STATED EXERCISE:
Your task is to transcribe the records exactly, skipping every image.

INPUT FOR THIS TASK:

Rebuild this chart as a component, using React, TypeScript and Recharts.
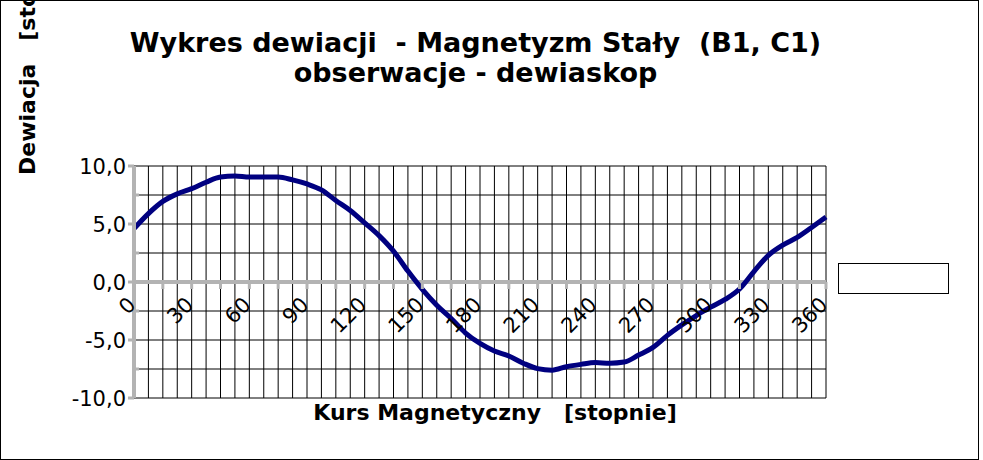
import { LineChart, Line, XAxis, YAxis, CartesianGrid, ReferenceLine } from 'recharts';

// kurs magnetyczny [stopnie] – co 7,5°
const kurs = [
  0, 7.5, 15, 22.5, 30, 37.5, 45, 52.5, 60, 67.5, 75, 82.5, 90, 97.5, 105, 112.5, 120,
  127.5, 135, 142.5, 150, 157.5, 165, 172.5, 180, 187.5, 195, 202.5, 210, 217.5, 225,
  232.5, 240, 247.5, 255, 262.5, 270, 277.5, 285, 292.5, 300, 307.5, 315, 322.5, 330,
  337.5, 345, 352.5, 360,
];

// dewiacja [stopnie]
const dewiacja = [
  4.6, 5.9, 6.95, 7.6, 8.05, 8.6, 9.05, 9.14, 9.05, 9.05, 9.05, 8.8, 8.45, 7.94, 7.03,
  6.17, 5.1, 4.0, 2.66, 0.94, -0.63, -2.0, -3.14, -4.4, -5.3, -5.95, -6.38, -7.0, -7.47,
  -7.6, -7.3, -7.1, -6.95, -7.0, -6.9, -6.3, -5.64, -4.6, -3.7, -2.89, -2.17, -1.5, -0.6,
  0.9, 2.3, 3.18, 3.84, 4.7, 5.6,
];

const xTicks = [0, 15, 30, 45, 60, 75, 90, 105, 120, 135, 150, 165, 180, 195, 210, 225, 240, 255, 270, 285, 300, 315, 330, 345, 360];
const yTicks = [-10, -7.5, -5, -2.5, 0, 2.5, 5, 7.5, 10];

const data = kurs.map((k, i) => ({ kurs: k, dev: dewiacja[i] }));

const W = 983;
const H = 460;
const TOP = 166;
const BOTTOM = 62;
const PLOT_H = H - TOP - BOTTOM;
const GRAY = '#b3b3b3';
const FONT = '"DejaVu Sans", sans-serif';

const fmt = (v: number) => v.toFixed(1).replace('.', ',');

function XTick(props: any) {
  const { x, y, payload } = props;
  // y is the bottom of the plot; the category axis sits on the zero line, mid-height
  const zeroY = y - PLOT_H / 2;
  const v = payload.value;
  return (
    <g>
      <line x1={x} x2={x} y1={zeroY} y2={zeroY + 7} stroke={GRAY} strokeWidth={3} />
      {v % 30 === 0 && (
        <text
          x={x + 3}
          y={zeroY + 24}
          transform={`rotate(-45, ${x + 3}, ${zeroY + 24})`}
          textAnchor="end"
          fontSize={21}
          fontFamily={FONT}
          fill="#000"
        >
          {v}
        </text>
      )}
    </g>
  );
}

function YTick(props: any) {
  const { x, y, payload } = props;
  const v = payload.value;
  const major = v % 5 === 0;
  return (
    <g>
      {major ? (
        <line x1={x - 6} x2={x} y1={y} y2={y} stroke={GRAY} strokeWidth={3} />
      ) : (
        <line x1={x} x2={x + 5} y1={y} y2={y} stroke={GRAY} strokeWidth={3} />
      )}
      {major && (
        <text x={x - 8} y={y + 7.5} textAnchor="end" fontSize={21} fontFamily={FONT} fill="#000">
          {fmt(v)}
        </text>
      )}
    </g>
  );
}

export default function App() {
  return (
    <div style={{ position: 'absolute', left: 0, top: 0, width: W, height: H, background: '#fff' }}>
      <div
        style={{
          position: 'absolute',
          left: 0,
          top: 0,
          width: 979,
          height: 460,
          border: '1px solid #000',
          boxSizing: 'border-box',
        }}
      />
      <div style={{ position: 'absolute', left: 0, top: 0 }}>
        <LineChart width={W} height={H} data={data} margin={{ top: TOP, right: 157, bottom: 0, left: 0 }}>
          <CartesianGrid stroke="#000" strokeWidth={1} horizontalValues={yTicks} verticalValues={kurs} />
          <ReferenceLine y={0} stroke={GRAY} strokeWidth={4} />
          <XAxis
            type="number"
            dataKey="kurs"
            domain={[0, 360]}
            ticks={xTicks}
            interval={0}
            height={BOTTOM}
            axisLine={false}
            tickLine={false}
            tickSize={0}
            tickMargin={0}
            tick={<XTick />}
          />
          <YAxis
            type="number"
            domain={[-10, 10]}
            ticks={yTicks}
            interval={0}
            width={134}
            axisLine={{ stroke: GRAY, strokeWidth: 4 }}
            tickLine={false}
            tickSize={0}
            tickMargin={0}
            tick={<YTick />}
          />
          <Line
            type="monotone"
            dataKey="dev"
            stroke="#000080"
            strokeWidth={5}
            dot={false}
            isAnimationActive={false}
          />
        </LineChart>
      </div>
      <div
        style={{
          position: 'absolute',
          left: 838,
          top: 263,
          width: 111,
          height: 31,
          border: '1px solid #000',
          boxSizing: 'border-box',
        }}
      />
      <svg width={W} height={H} style={{ position: 'absolute', left: 0, top: 0, pointerEvents: 'none' }}>
        <text x={475.5} y={52} textAnchor="middle" fontFamily={FONT} fontWeight="bold" fontSize={27} style={{ whiteSpace: 'pre' }}>
          Wykres dewiacji  - Magnetyzm Stały  (B1, C1)
        </text>
        <text x={475.5} y={82} textAnchor="middle" fontFamily={FONT} fontWeight="bold" fontSize={27} style={{ whiteSpace: 'pre' }}>
          obserwacje - dewiaskop
        </text>
        <text x={495} y={419.5} textAnchor="middle" fontFamily={FONT} fontWeight="bold" fontSize={22} style={{ whiteSpace: 'pre' }}>
          Kurs Magnetyczny   [stopnie]
        </text>
        <text
          x={35}
          y={175}
          transform="rotate(-90, 35, 175)"
          textAnchor="start"
          fontFamily={FONT}
          fontWeight="bold"
          fontSize={22}
          style={{ whiteSpace: 'pre' }}
        >
          Dewiacja   [stopnie]
        </text>
      </svg>
    </div>
  );
}
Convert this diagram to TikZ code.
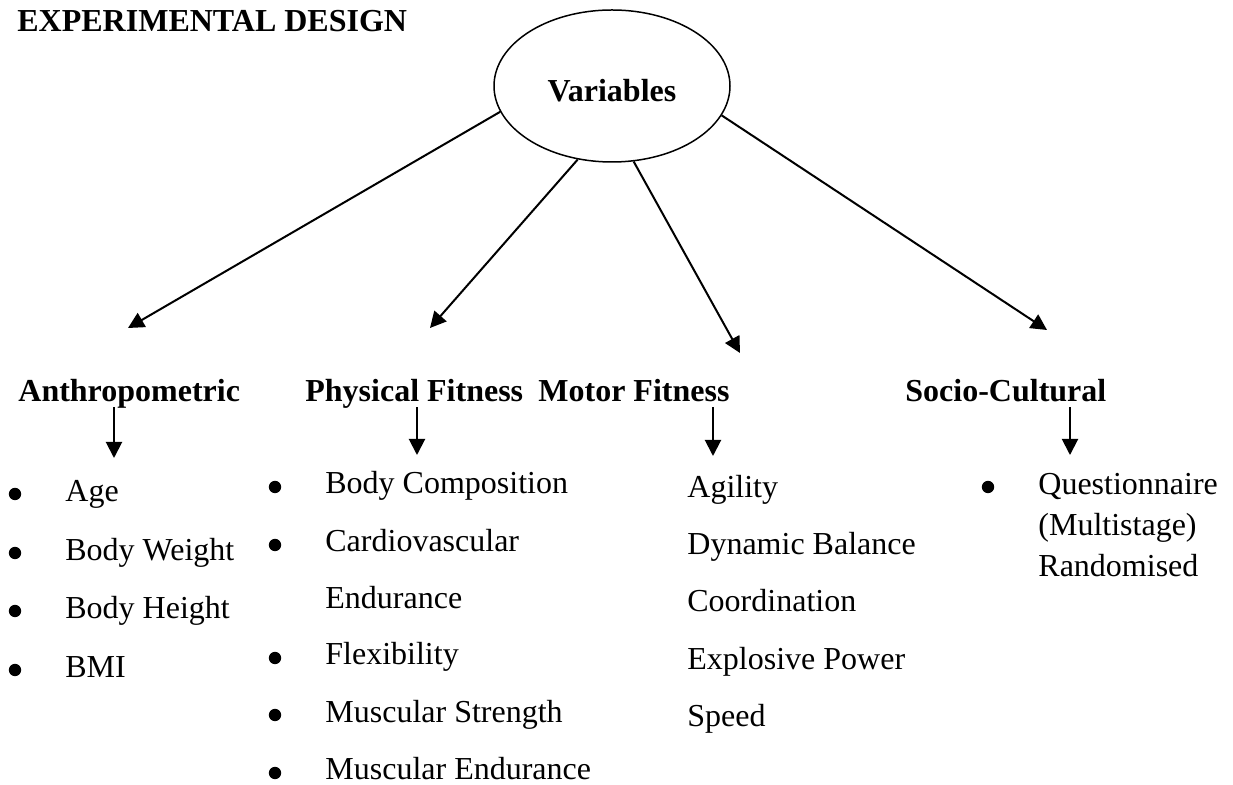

RESPONSE BELOW:
Rebuild this chart as a component, using React, TypeScript and Recharts.
import { LineChart, Line, XAxis, YAxis, CartesianGrid, ReferenceLine } from 'recharts';

// kurs magnetyczny [stopnie] – co 7,5°
const kurs = [
  0, 7.5, 15, 22.5, 30, 37.5, 45, 52.5, 60, 67.5, 75, 82.5, 90, 97.5, 105, 112.5, 120,
  127.5, 135, 142.5, 150, 157.5, 165, 172.5, 180, 187.5, 195, 202.5, 210, 217.5, 225,
  232.5, 240, 247.5, 255, 262.5, 270, 277.5, 285, 292.5, 300, 307.5, 315, 322.5, 330,
  337.5, 345, 352.5, 360,
];

// dewiacja [stopnie]
const dewiacja = [
  4.6, 5.9, 6.95, 7.6, 8.05, 8.6, 9.05, 9.14, 9.05, 9.05, 9.05, 8.8, 8.45, 7.94, 7.03,
  6.17, 5.1, 4.0, 2.66, 0.94, -0.63, -2.0, -3.14, -4.4, -5.3, -5.95, -6.38, -7.0, -7.47,
  -7.6, -7.3, -7.1, -6.95, -7.0, -6.9, -6.3, -5.64, -4.6, -3.7, -2.89, -2.17, -1.5, -0.6,
  0.9, 2.3, 3.18, 3.84, 4.7, 5.6,
];

const xTicks = [0, 15, 30, 45, 60, 75, 90, 105, 120, 135, 150, 165, 180, 195, 210, 225, 240, 255, 270, 285, 300, 315, 330, 345, 360];
const yTicks = [-10, -7.5, -5, -2.5, 0, 2.5, 5, 7.5, 10];

const data = kurs.map((k, i) => ({ kurs: k, dev: dewiacja[i] }));

const W = 983;
const H = 460;
const TOP = 166;
const BOTTOM = 62;
const PLOT_H = H - TOP - BOTTOM;
const GRAY = '#b3b3b3';
const FONT = '"DejaVu Sans", sans-serif';

const fmt = (v: number) => v.toFixed(1).replace('.', ',');

function XTick(props: any) {
  const { x, y, payload } = props;
  // y is the bottom of the plot; the category axis sits on the zero line, mid-height
  const zeroY = y - PLOT_H / 2;
  const v = payload.value;
  return (
    <g>
      <line x1={x} x2={x} y1={zeroY} y2={zeroY + 7} stroke={GRAY} strokeWidth={3} />
      {v % 30 === 0 && (
        <text
          x={x + 3}
          y={zeroY + 24}
          transform={`rotate(-45, ${x + 3}, ${zeroY + 24})`}
          textAnchor="end"
          fontSize={21}
          fontFamily={FONT}
          fill="#000"
        >
          {v}
        </text>
      )}
    </g>
  );
}

function YTick(props: any) {
  const { x, y, payload } = props;
  const v = payload.value;
  const major = v % 5 === 0;
  return (
    <g>
      {major ? (
        <line x1={x - 6} x2={x} y1={y} y2={y} stroke={GRAY} strokeWidth={3} />
      ) : (
        <line x1={x} x2={x + 5} y1={y} y2={y} stroke={GRAY} strokeWidth={3} />
      )}
      {major && (
        <text x={x - 8} y={y + 7.5} textAnchor="end" fontSize={21} fontFamily={FONT} fill="#000">
          {fmt(v)}
        </text>
      )}
    </g>
  );
}

export default function App() {
  return (
    <div style={{ position: 'absolute', left: 0, top: 0, width: W, height: H, background: '#fff' }}>
      <div
        style={{
          position: 'absolute',
          left: 0,
          top: 0,
          width: 979,
          height: 460,
          border: '1px solid #000',
          boxSizing: 'border-box',
        }}
      />
      <div style={{ position: 'absolute', left: 0, top: 0 }}>
        <LineChart width={W} height={H} data={data} margin={{ top: TOP, right: 157, bottom: 0, left: 0 }}>
          <CartesianGrid stroke="#000" strokeWidth={1} horizontalValues={yTicks} verticalValues={kurs} />
          <ReferenceLine y={0} stroke={GRAY} strokeWidth={4} />
          <XAxis
            type="number"
            dataKey="kurs"
            domain={[0, 360]}
            ticks={xTicks}
            interval={0}
            height={BOTTOM}
            axisLine={false}
            tickLine={false}
            tickSize={0}
            tickMargin={0}
            tick={<XTick />}
          />
          <YAxis
            type="number"
            domain={[-10, 10]}
            ticks={yTicks}
            interval={0}
            width={134}
            axisLine={{ stroke: GRAY, strokeWidth: 4 }}
            tickLine={false}
            tickSize={0}
            tickMargin={0}
            tick={<YTick />}
          />
          <Line
            type="monotone"
            dataKey="dev"
            stroke="#000080"
            strokeWidth={5}
            dot={false}
            isAnimationActive={false}
          />
        </LineChart>
      </div>
      <div
        style={{
          position: 'absolute',
          left: 838,
          top: 263,
          width: 111,
          height: 31,
          border: '1px solid #000',
          boxSizing: 'border-box',
        }}
      />
      <svg width={W} height={H} style={{ position: 'absolute', left: 0, top: 0, pointerEvents: 'none' }}>
        <text x={475.5} y={52} textAnchor="middle" fontFamily={FONT} fontWeight="bold" fontSize={27} style={{ whiteSpace: 'pre' }}>
          Wykres dewiacji  - Magnetyzm Stały  (B1, C1)
        </text>
        <text x={475.5} y={82} textAnchor="middle" fontFamily={FONT} fontWeight="bold" fontSize={27} style={{ whiteSpace: 'pre' }}>
          obserwacje - dewiaskop
        </text>
        <text x={495} y={419.5} textAnchor="middle" fontFamily={FONT} fontWeight="bold" fontSize={22} style={{ whiteSpace: 'pre' }}>
          Kurs Magnetyczny   [stopnie]
        </text>
        <text
          x={35}
          y={175}
          transform="rotate(-90, 35, 175)"
          textAnchor="start"
          fontFamily={FONT}
          fontWeight="bold"
          fontSize={22}
          style={{ whiteSpace: 'pre' }}
        >
          Dewiacja   [stopnie]
        </text>
      </svg>
    </div>
  );
}
Convert this diagram to TikZ code.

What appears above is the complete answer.